Find and identify sensitive data in emails, documents, and systems based on various categories you can create and train your system to recognize, such as financial information, proprietary information, or personal information.
Apply the right levels of protection through metadata embedded in emails or files, set up automated rules to protect it, and even remind employees to take extra care when handling this kind of data.
Combine this rich metadata with encryption technology, digital rights management (DRM) software, enterprise rights management (ERM) software, cloud access security brokers (CASB), and next-gen firewalls for a cohesive, integrated approach to ensure strong data protection across global operations. These third-party solutions can be configured to automatically read and understand classification metadata and apply the appropriate controls.

Data identification is done right

There are several ways companies can automate the data identification process, which approaches to take depends on the information in question.

Some solutions are designed to detect sensitive data in motion, like when your employee accidentally attaches this quarter’s internal financial statements to an external email and presses ‘send’. It helps people and systems understand how to deal with certain types of sensitive data through visual markings and metadata – and locks things down with automated controls for the times when they forget.

Other solutions focus on identifying data at rest. This is important because organizations and employees typically save far more data and information than they need: according to The Association for Intelligent Information Management, an average of one-third of the data on every unmanaged server – and up to 70 percent in many cases – is redundant, obsolete or trivial (ROT). This data often sits on unmanaged servers indefinitely and presents an often under-appreciated privacy risk to organizations and employees.

A third category of data protection tools, meanwhile, expedite all the above by using pre-packaged deep learning functionality to identify sensitive data (and apply appropriate protections) at the point of creation. Deep learning-based tools provide faster time-to-value by speeding up sensitive data detection, require minimal end-user training, and work with data both in flight and at rest – locating and identifying data as soon as it’s created, wherever it exists during its lifecycle.

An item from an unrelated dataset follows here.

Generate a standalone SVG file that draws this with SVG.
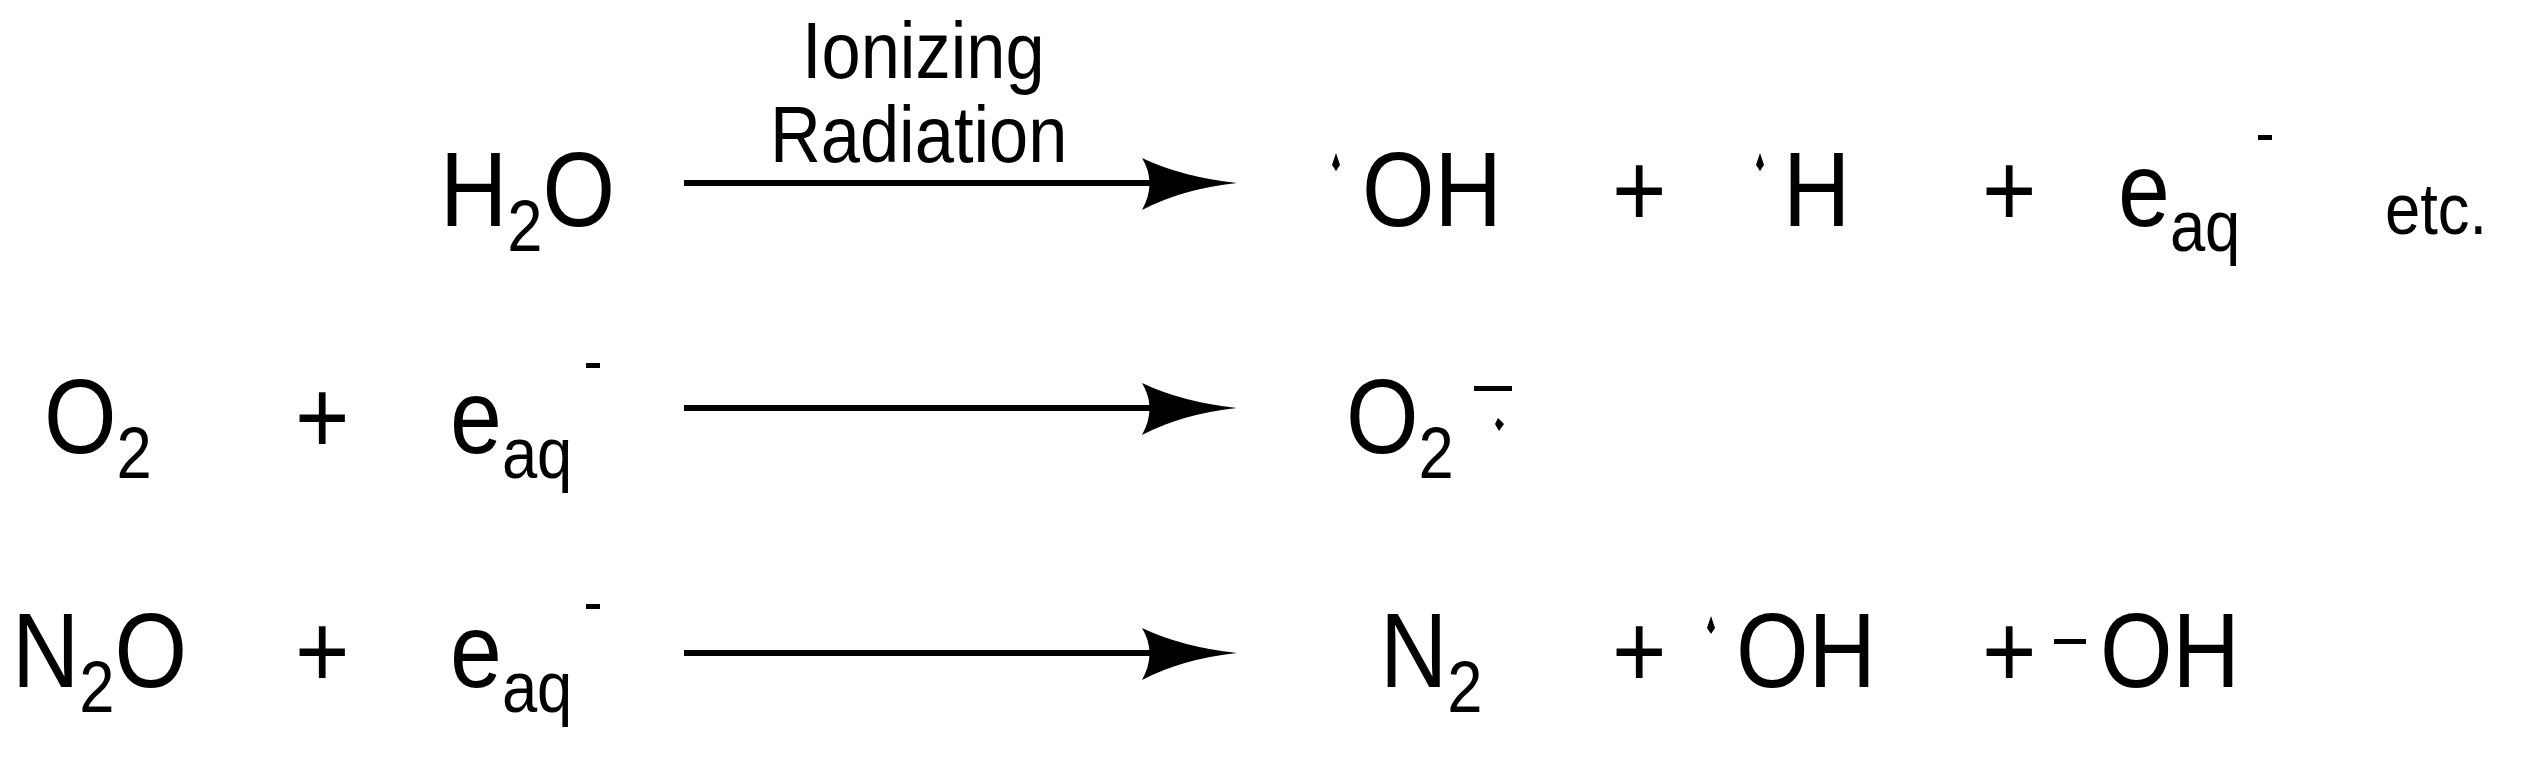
<svg xmlns="http://www.w3.org/2000/svg" width="2536" height="762" viewBox="0 0 2536 762">
<defs>
<style>
text{font-family:"Liberation Sans",Arial,sans-serif;fill:#000;transform-box:fill-box;transform-origin:left bottom;transform:scaleX(0.88)}
.t{font-size:106px}
.s{font-size:72px}
.l{font-size:80px}
.ln{stroke:#000;stroke-width:6;fill:none}
.hd{fill:#000}
.dot{fill:#000}
</style>
<path id="ah" class="hd" d="M-95,-25 Q-55,-6 0,0 Q-55,6 -95,27 Q-80,0 -95,-25 Z"/>
</defs>
<g id="connectors">
<line class="ln" x1="684" y1="183" x2="1200" y2="183"/><use href="#ah" x="1237" y="183"/>
<line class="ln" x1="684" y1="408" x2="1200" y2="408"/><use href="#ah" x="1237" y="408"/>
<line class="ln" x1="684" y1="653" x2="1200" y2="653"/><use href="#ah" x="1237" y="653"/>
</g>
<g id="label"><text class="l" x="802" y="78">Ionizing</text><text class="l" x="770" y="162">Radiation</text></g>
<g id="h2o"><text class="t" x="440" y="226">H<tspan class="s" dy="25">2</tspan><tspan dy="-25">O</tspan></text></g>
<g id="oh1"><path class="dot" d="M1336,153 l4,12 -4,6 -4,-6 z"/><text class="t" x="1362" y="226">OH</text></g>
<g id="p1"><text class="t" x="1612" y="226">+</text></g>
<g id="h1"><path class="dot" d="M1760,153 l4,12 -4,6 -4,-6 z"/><text class="t" x="1783" y="226">H</text></g>
<g id="p2"><text class="t" x="1982" y="226">+</text></g>
<g id="eaq1"><text class="t" x="2118" y="226">e<tspan class="s" dy="25">aq</tspan></text><rect x="2258" y="135" width="14" height="5"/></g>
<g id="etc"><text class="s" x="2385" y="234">etc.</text></g>
<g id="o2"><text class="t" x="44" y="453">O<tspan class="s" dy="25">2</tspan></text></g>
<g id="p3"><text class="t" x="295" y="453">+</text></g>
<g id="eaq2"><text class="t" x="450" y="453">e<tspan class="s" dy="25">aq</tspan></text><rect x="586" y="363" width="14" height="5"/></g>
<g id="o2r"><text class="t" x="1346" y="453">O<tspan class="s" dy="25">2</tspan></text><rect x="1474" y="386" width="38" height="5"/><path class="dot" d="M1498,418 l6,6 -5,7 -4,-7 z"/></g>
<g id="n2o"><text class="t" x="12" y="687">N<tspan class="s" dy="25">2</tspan><tspan dy="-25">O</tspan></text></g>
<g id="p4"><text class="t" x="295" y="687">+</text></g>
<g id="eaq3"><text class="t" x="450" y="687">e<tspan class="s" dy="25">aq</tspan></text><rect x="586" y="604" width="14" height="5"/></g>
<g id="n2"><text class="t" x="1380" y="687">N<tspan class="s" dy="25">2</tspan></text></g>
<g id="p5"><text class="t" x="1612" y="687">+</text></g>
<g id="oh2"><path class="dot" d="M1711,616 l4,12 -4,6 -4,-6 z"/><text class="t" x="1736" y="687">OH</text></g>
<g id="p6"><text class="t" x="1982" y="687">+</text></g>
<g id="oh3"><rect x="2054" y="639" width="32" height="5"/><text class="t" x="2100" y="687">OH</text></g>
</svg>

As your organization becomes more data-driven to keep pace with partners and competitors, your systems will be forced to generate and ingest more and more structured and unstructured data. Greater demands – by customers, employees, and regulators – will also be placed on your data. That’s why having a software-based data identification and classification solution in place is quickly becoming a must-have to make sense of it all – while also helping to (hopefully) cut down on international incidents.